## Exercise directions
Where a line contains the word "this", copy that line.

## Entries
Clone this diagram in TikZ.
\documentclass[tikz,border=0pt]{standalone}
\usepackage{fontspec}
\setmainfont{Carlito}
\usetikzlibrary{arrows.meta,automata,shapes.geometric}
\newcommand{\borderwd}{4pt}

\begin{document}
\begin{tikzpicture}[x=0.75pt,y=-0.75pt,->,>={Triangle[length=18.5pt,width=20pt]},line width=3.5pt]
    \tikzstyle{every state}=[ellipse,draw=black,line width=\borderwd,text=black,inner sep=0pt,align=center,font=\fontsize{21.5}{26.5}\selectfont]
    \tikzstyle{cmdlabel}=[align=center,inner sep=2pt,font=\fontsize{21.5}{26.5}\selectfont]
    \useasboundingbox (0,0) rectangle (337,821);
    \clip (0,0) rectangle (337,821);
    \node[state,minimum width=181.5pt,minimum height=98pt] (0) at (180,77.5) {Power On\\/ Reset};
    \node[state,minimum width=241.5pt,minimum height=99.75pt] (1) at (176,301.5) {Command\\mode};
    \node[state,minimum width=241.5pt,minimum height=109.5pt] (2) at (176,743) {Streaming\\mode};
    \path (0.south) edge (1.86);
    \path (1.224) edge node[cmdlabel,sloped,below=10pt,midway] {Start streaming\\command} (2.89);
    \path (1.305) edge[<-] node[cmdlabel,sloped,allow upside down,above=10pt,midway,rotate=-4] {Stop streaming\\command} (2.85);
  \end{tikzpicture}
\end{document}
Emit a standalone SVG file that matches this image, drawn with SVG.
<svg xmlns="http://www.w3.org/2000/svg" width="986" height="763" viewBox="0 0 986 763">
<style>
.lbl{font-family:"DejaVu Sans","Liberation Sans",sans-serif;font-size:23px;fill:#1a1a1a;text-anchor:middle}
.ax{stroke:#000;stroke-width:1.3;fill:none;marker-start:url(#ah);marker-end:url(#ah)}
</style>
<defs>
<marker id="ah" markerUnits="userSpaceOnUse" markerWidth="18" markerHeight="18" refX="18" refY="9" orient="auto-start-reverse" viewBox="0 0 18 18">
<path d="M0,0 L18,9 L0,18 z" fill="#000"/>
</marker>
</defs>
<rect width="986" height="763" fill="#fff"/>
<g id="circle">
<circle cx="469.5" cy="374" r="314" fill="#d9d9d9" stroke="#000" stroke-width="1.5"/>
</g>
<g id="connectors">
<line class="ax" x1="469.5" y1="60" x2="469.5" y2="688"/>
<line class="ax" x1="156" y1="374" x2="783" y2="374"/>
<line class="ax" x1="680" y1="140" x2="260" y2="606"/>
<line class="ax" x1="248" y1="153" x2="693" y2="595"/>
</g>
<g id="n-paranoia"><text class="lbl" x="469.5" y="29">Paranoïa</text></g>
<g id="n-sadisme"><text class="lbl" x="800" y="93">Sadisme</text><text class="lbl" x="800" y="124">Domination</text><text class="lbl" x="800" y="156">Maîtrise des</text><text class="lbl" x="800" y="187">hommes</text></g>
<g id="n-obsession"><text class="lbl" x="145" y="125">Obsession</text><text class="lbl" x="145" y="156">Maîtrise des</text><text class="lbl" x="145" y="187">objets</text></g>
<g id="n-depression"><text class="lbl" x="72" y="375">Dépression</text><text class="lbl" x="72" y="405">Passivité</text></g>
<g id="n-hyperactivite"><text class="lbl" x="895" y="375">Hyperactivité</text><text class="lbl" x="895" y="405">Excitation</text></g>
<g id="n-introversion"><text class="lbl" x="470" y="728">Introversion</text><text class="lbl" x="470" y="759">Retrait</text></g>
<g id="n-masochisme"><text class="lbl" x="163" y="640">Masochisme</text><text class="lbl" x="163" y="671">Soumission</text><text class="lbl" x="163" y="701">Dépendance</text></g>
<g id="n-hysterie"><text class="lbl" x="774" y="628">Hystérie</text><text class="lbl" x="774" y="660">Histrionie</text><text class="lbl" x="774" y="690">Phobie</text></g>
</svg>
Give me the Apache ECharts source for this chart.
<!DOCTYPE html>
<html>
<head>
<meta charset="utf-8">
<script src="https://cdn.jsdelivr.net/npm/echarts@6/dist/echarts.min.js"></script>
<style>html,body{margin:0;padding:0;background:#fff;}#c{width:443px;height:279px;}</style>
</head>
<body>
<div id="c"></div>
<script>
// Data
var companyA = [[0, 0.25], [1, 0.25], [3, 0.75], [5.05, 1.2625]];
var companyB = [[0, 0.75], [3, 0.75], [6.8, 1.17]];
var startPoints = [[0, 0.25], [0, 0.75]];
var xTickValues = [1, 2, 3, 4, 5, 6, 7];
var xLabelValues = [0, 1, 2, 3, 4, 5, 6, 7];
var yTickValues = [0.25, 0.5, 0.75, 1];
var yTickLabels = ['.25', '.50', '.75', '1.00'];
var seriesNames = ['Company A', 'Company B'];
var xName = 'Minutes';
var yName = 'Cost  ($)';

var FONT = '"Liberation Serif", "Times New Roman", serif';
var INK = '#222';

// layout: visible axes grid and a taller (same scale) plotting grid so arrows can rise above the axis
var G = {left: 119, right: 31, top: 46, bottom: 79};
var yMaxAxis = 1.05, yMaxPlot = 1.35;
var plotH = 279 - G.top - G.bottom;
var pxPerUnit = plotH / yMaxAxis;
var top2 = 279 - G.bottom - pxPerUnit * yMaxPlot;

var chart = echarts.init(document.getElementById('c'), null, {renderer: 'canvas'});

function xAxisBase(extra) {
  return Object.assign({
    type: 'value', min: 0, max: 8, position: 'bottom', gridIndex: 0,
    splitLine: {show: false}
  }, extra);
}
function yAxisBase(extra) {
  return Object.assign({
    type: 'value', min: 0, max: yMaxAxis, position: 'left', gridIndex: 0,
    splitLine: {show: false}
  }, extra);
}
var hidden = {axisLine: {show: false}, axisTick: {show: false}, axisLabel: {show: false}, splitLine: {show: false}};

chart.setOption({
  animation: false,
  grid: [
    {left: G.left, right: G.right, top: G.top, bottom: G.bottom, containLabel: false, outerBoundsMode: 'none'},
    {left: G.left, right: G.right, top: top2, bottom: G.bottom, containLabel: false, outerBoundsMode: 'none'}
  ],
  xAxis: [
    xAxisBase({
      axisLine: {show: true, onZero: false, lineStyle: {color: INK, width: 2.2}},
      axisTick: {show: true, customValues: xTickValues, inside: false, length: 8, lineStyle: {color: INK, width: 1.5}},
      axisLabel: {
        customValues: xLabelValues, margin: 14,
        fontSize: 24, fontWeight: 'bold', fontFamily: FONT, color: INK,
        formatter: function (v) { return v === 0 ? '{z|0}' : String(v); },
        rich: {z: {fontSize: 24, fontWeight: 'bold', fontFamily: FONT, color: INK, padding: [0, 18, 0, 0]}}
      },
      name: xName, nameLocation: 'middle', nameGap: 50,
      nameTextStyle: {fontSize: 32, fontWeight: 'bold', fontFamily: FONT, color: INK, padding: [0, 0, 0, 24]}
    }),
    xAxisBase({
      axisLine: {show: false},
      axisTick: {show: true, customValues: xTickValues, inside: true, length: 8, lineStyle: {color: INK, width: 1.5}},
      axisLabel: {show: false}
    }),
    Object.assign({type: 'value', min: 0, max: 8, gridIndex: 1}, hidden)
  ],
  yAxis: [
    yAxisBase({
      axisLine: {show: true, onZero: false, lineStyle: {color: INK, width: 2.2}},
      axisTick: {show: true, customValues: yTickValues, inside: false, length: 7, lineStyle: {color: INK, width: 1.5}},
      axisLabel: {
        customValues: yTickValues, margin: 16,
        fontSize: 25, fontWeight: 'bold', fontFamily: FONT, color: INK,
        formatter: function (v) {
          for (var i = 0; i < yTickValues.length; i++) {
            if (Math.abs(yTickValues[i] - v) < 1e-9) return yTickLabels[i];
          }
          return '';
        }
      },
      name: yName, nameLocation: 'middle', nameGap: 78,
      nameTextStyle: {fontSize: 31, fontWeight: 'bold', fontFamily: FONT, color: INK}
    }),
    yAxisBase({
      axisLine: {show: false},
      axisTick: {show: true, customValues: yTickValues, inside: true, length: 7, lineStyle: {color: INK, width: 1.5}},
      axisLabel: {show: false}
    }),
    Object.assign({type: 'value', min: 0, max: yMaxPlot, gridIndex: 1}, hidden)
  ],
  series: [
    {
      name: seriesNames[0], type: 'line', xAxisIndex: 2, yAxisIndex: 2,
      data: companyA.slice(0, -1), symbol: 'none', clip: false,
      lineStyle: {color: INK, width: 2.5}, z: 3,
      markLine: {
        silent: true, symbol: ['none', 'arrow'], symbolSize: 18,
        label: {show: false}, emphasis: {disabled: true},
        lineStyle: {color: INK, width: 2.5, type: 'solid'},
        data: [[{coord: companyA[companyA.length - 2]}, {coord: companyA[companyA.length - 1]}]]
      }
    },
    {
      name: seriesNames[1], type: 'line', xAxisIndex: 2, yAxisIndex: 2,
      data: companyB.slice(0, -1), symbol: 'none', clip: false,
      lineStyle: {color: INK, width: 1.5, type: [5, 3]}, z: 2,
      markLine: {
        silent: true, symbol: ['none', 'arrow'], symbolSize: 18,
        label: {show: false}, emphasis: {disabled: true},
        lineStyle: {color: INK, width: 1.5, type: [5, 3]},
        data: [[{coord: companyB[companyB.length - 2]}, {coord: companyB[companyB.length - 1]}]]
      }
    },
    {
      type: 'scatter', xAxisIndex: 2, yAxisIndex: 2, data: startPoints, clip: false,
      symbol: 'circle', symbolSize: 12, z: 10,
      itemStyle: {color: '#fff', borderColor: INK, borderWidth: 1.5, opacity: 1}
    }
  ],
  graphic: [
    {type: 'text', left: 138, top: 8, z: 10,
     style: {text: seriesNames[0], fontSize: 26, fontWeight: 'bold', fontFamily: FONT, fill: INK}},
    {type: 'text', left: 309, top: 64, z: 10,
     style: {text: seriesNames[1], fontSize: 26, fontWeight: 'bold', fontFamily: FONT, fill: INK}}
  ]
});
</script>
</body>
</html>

## Task answer
Clone this diagram in TikZ.
Emit a standalone SVG file that matches this image, drawn with SVG.
Give me the Apache ECharts source for this chart.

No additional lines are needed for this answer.